◆ Task goal:
Every line from the start of the records through the line with "const pointData = pointX.map((x, i)" is to be written out exactly; pictures are not.

___

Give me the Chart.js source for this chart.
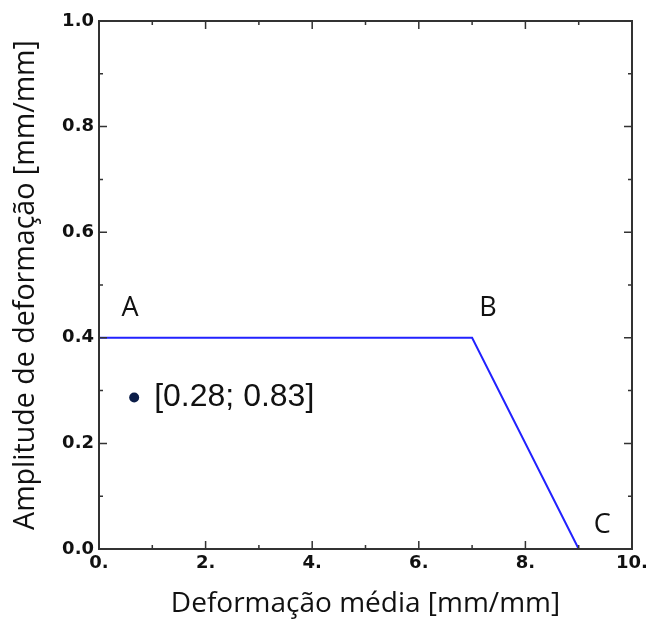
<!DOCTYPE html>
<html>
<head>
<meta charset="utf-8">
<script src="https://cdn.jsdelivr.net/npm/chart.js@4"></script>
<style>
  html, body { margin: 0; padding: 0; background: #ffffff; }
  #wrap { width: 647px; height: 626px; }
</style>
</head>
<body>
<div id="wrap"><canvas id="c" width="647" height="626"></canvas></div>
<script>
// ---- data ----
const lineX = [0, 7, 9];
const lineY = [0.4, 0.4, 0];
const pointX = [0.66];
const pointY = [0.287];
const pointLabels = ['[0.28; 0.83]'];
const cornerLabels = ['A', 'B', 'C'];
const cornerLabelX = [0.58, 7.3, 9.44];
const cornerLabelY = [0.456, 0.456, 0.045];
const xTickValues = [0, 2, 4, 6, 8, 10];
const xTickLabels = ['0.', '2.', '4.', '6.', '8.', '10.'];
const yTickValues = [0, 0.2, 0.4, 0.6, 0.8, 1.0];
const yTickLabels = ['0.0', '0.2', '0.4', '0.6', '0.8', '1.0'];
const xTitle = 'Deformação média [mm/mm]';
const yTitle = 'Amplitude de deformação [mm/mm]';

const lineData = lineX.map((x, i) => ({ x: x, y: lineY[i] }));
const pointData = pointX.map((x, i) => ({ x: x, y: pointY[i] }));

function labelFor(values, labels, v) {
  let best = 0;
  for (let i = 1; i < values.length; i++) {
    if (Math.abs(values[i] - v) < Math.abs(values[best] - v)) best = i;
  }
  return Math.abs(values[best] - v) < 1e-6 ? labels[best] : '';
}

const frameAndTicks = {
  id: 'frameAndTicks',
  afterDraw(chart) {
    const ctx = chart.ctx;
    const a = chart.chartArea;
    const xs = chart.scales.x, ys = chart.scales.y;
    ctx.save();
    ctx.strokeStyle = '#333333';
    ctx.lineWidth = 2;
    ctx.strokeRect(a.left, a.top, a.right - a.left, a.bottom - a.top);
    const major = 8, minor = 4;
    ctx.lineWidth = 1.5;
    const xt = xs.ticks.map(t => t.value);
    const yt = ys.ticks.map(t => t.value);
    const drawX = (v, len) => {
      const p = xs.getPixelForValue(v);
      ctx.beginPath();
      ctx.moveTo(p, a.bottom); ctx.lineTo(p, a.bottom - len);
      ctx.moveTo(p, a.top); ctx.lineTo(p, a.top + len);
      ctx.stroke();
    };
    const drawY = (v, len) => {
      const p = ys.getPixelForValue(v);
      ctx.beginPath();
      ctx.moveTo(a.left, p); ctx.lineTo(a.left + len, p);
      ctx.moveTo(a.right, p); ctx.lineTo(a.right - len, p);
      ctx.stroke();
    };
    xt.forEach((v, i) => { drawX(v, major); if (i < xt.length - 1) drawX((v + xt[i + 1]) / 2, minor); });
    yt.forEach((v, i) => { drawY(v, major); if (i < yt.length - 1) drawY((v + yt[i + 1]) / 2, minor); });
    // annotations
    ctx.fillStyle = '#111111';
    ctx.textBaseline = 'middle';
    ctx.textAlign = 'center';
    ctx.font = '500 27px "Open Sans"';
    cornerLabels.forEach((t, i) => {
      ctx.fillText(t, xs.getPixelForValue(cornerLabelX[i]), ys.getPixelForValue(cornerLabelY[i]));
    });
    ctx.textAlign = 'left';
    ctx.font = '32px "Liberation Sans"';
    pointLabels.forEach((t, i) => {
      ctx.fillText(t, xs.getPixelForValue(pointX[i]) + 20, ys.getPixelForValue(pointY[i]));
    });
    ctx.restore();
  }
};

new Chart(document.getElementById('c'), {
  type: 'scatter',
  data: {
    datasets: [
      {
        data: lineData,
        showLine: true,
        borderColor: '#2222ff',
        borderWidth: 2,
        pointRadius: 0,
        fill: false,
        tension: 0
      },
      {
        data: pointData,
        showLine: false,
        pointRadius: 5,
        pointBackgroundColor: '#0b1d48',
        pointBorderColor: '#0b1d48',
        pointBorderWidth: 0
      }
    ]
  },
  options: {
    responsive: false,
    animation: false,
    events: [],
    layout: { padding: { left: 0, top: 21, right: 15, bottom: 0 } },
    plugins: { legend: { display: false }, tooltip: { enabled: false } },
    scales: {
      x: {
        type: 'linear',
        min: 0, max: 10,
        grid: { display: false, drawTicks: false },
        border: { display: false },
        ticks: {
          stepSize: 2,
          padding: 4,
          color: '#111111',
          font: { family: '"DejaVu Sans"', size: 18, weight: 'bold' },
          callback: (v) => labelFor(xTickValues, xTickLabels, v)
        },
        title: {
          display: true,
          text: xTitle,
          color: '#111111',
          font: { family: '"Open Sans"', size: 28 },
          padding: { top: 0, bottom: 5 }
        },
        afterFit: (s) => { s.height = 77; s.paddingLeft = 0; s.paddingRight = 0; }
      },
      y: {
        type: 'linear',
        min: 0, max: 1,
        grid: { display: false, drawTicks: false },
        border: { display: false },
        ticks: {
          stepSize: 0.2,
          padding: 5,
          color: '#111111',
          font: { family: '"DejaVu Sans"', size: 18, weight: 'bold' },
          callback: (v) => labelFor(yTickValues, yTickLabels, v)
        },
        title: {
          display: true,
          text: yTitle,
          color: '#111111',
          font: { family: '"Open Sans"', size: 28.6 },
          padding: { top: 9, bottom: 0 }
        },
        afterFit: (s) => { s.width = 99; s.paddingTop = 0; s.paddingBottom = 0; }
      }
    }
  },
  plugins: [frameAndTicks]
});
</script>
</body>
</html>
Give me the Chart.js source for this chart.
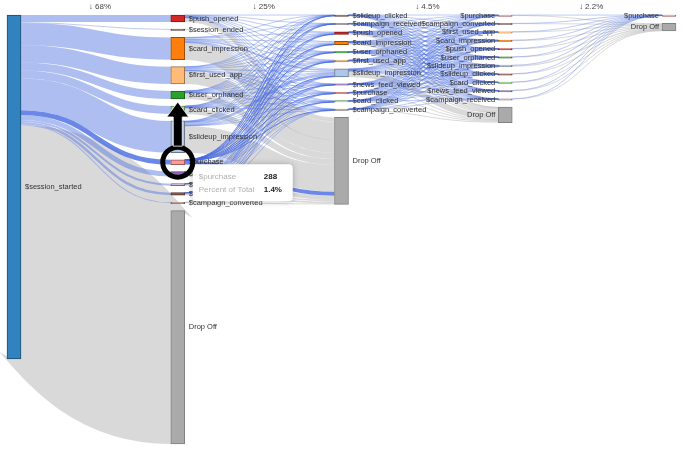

___

◆ Exercise response:
Give me the Chart.js source for this chart.
<!DOCTYPE html>
<html>
<head>
<meta charset="utf-8">
<script src="https://cdn.jsdelivr.net/npm/chart.js@4"></script>
<style>
  html, body { margin: 0; padding: 0; background: #ffffff; }
  #wrap { width: 647px; height: 626px; }
</style>
</head>
<body>
<div id="wrap"><canvas id="c" width="647" height="626"></canvas></div>
<script>
// ---- data ----
const lineX = [0, 7, 9];
const lineY = [0.4, 0.4, 0];
const pointX = [0.66];
const pointY = [0.287];
const pointLabels = ['[0.28; 0.83]'];
const cornerLabels = ['A', 'B', 'C'];
const cornerLabelX = [0.58, 7.3, 9.44];
const cornerLabelY = [0.456, 0.456, 0.045];
const xTickValues = [0, 2, 4, 6, 8, 10];
const xTickLabels = ['0.', '2.', '4.', '6.', '8.', '10.'];
const yTickValues = [0, 0.2, 0.4, 0.6, 0.8, 1.0];
const yTickLabels = ['0.0', '0.2', '0.4', '0.6', '0.8', '1.0'];
const xTitle = 'Deformação média [mm/mm]';
const yTitle = 'Amplitude de deformação [mm/mm]';

const lineData = lineX.map((x, i) => ({ x: x, y: lineY[i] }));
const pointData = pointX.map((x, i) => ({ x: x, y: pointY[i] }));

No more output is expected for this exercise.